Knowing best practices is necessary but easy to skip under deadline pressure. A checklist forces explicit verification of each one before shipping, turning intentions into actions. Each unchecked box becomes a concrete reason to pause, which is far more reliable than trusting yourself to remember everything in the moment.
Do I really need every item for a low-stakes prompt?
Scale it to the stakes. A throwaway internal prompt can skip adversarial testing and variance measurement. A customer-facing or high-consequence prompt should clear every item. The preparation and scoring sections, though, are worth doing almost always, because they are cheap and prevent the most common self-deceptions.
What does it mean to set a quality floor before evaluating?
It means deciding the minimum pass rate the task requires before you see any scores, based on the cost of a mistake. A high-stakes task might demand 98 percent plus human review; a low-risk one might accept 90 percent. Setting it in advance prevents you from rationalizing a weak result after the fact.
How often should I rerun this checklist on an existing prompt?

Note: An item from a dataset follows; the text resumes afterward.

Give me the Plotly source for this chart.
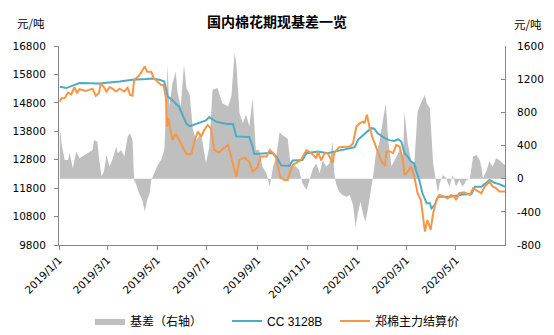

Whenever the prompt changes, the underlying model version changes, or production traffic shifts meaningfully. At minimum, revisit active prompts on a regular cadence and after any incident. Each of those events can invalidate a previously passing evaluation, so a fresh pass through the checklist keeps your confidence accurate.
Key Takeaways
- Treat the checklist as a working tool: every unchecked item is a reason to pause before shipping.
- Preparation items, written criteria and a representative held-out test set, make everything downstream trustworthy.
- Match scoring methods to criteria and validate any judge, human or model, before relying on it.
- Measure variance and test adversarial inputs to catch failures that single runs hide.
- Weigh quality against cost and latency, set a quality floor in advance, and document the decision.